> Data to process

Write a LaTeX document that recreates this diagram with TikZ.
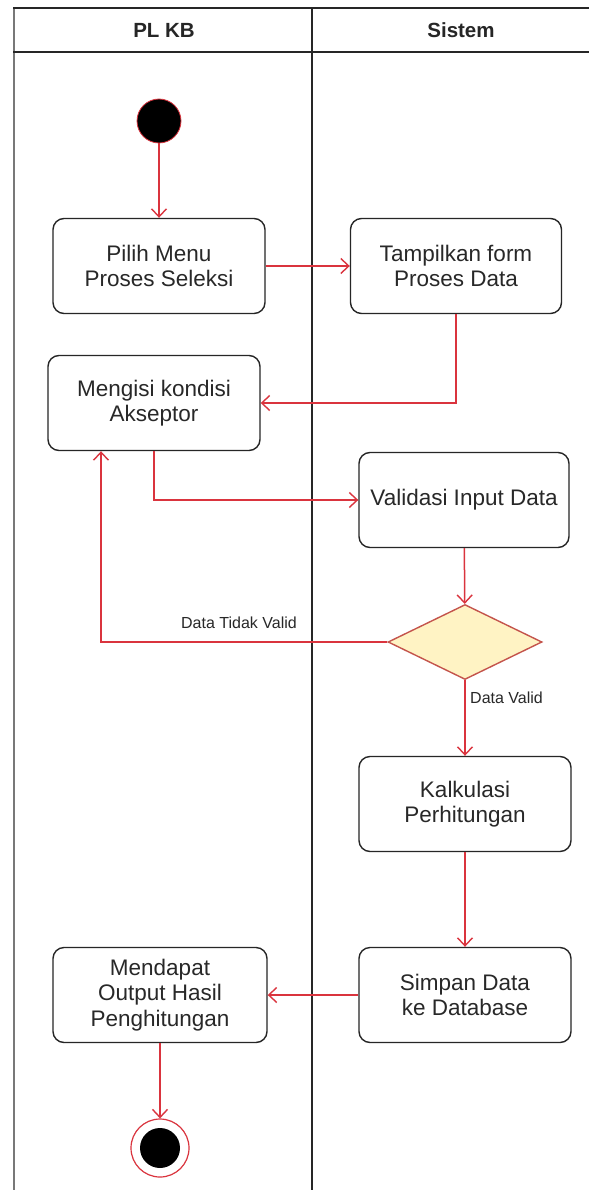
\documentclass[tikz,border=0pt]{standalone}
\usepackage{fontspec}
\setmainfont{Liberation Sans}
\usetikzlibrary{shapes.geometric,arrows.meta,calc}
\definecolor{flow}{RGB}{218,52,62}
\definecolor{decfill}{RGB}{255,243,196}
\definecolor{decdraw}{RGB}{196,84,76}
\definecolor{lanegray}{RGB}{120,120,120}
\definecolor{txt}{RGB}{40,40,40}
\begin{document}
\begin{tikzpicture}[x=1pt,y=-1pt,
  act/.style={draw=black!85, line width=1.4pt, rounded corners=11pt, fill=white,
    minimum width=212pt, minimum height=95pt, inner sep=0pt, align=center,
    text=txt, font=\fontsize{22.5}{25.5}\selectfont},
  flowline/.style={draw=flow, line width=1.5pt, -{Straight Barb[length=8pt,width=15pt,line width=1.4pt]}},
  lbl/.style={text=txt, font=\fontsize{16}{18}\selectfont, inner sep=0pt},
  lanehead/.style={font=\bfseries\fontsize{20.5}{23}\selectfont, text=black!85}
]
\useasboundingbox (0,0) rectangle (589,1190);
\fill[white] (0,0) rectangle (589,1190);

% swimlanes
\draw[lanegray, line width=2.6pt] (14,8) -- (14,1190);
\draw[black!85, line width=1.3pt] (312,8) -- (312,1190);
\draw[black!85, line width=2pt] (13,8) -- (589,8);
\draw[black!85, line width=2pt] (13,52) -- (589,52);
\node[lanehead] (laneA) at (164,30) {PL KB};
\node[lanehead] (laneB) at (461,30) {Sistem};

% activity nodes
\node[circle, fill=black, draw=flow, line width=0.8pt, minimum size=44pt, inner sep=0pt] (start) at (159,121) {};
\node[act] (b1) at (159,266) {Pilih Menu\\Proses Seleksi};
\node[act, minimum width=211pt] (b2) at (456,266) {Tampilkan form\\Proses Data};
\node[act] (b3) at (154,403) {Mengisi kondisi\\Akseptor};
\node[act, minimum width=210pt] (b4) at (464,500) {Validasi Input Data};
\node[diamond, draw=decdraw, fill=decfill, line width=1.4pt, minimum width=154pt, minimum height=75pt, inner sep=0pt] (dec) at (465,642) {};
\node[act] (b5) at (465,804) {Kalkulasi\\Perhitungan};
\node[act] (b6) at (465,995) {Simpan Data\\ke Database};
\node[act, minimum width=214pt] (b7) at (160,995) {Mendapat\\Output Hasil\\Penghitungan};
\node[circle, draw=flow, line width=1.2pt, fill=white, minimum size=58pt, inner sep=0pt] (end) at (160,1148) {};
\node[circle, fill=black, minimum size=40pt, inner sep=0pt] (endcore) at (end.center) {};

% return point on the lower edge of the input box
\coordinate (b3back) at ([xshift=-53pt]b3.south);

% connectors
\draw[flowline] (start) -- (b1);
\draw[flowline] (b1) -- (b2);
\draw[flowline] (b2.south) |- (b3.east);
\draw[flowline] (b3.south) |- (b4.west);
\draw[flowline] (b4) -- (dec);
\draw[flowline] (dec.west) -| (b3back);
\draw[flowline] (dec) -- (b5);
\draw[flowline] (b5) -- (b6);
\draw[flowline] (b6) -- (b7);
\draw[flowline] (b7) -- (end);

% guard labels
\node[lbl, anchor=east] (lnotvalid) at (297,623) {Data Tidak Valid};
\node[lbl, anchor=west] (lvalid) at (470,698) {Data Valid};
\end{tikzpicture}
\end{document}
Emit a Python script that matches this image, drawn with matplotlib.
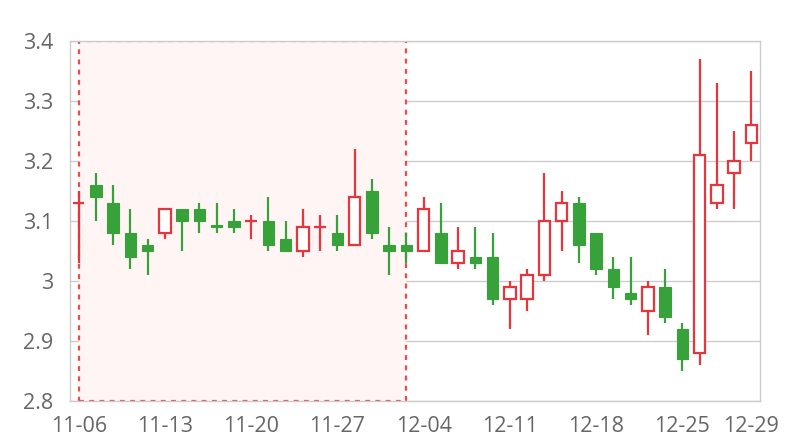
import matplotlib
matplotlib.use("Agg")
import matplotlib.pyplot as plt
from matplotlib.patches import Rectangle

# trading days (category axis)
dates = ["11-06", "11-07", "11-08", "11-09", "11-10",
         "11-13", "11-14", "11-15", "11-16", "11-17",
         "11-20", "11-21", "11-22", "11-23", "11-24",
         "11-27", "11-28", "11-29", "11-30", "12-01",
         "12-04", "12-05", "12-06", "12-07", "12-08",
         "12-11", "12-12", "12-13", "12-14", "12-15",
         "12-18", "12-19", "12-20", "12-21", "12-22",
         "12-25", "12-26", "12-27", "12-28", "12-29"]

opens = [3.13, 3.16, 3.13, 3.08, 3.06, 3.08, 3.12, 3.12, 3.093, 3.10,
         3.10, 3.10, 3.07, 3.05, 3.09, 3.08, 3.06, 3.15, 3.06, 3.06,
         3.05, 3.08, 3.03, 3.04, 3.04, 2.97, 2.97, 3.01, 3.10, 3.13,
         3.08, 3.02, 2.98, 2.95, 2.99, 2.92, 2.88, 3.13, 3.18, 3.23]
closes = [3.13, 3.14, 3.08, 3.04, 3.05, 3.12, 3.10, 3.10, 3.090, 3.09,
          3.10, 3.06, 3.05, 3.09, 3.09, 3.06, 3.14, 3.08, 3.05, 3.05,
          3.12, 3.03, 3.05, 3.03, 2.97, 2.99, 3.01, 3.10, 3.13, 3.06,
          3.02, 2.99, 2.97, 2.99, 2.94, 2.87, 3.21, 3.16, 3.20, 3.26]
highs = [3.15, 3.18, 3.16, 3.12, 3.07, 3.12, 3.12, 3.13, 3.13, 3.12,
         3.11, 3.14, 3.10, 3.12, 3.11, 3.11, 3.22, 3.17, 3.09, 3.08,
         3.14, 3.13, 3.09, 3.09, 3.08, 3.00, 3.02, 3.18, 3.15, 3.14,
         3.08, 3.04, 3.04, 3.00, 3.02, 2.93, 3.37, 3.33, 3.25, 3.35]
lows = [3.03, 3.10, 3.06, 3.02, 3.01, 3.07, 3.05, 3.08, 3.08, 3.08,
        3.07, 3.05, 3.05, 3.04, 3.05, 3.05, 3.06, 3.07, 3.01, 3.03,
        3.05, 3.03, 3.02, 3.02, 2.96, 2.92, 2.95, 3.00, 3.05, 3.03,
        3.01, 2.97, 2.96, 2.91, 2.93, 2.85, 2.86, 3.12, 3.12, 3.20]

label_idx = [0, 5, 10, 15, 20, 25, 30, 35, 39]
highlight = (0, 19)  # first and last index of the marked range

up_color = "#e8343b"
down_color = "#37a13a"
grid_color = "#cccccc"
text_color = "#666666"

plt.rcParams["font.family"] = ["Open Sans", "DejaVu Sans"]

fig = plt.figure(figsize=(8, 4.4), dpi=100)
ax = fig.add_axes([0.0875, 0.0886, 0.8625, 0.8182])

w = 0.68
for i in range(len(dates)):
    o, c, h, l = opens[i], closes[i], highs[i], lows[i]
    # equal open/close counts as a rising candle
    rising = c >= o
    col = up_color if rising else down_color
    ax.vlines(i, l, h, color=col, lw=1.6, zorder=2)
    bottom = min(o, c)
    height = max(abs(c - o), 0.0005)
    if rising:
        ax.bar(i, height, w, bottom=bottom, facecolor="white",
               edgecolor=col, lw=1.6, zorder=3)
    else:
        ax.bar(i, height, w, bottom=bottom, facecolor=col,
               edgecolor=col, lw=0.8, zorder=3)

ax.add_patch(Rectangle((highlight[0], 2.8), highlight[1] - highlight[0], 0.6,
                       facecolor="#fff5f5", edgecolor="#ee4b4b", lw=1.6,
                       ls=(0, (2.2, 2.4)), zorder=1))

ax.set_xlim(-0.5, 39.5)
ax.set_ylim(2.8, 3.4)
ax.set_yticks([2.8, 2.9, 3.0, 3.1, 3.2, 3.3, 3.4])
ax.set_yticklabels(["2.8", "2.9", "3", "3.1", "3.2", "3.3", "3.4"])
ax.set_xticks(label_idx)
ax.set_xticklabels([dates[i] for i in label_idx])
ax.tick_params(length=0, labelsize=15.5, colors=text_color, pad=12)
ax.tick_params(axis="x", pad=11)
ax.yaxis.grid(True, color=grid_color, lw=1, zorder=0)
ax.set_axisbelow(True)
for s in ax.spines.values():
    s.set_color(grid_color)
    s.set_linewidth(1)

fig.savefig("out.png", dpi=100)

> Task statement
Only a number is needed: how many lines of the material above contain "with"?

> Correct output
2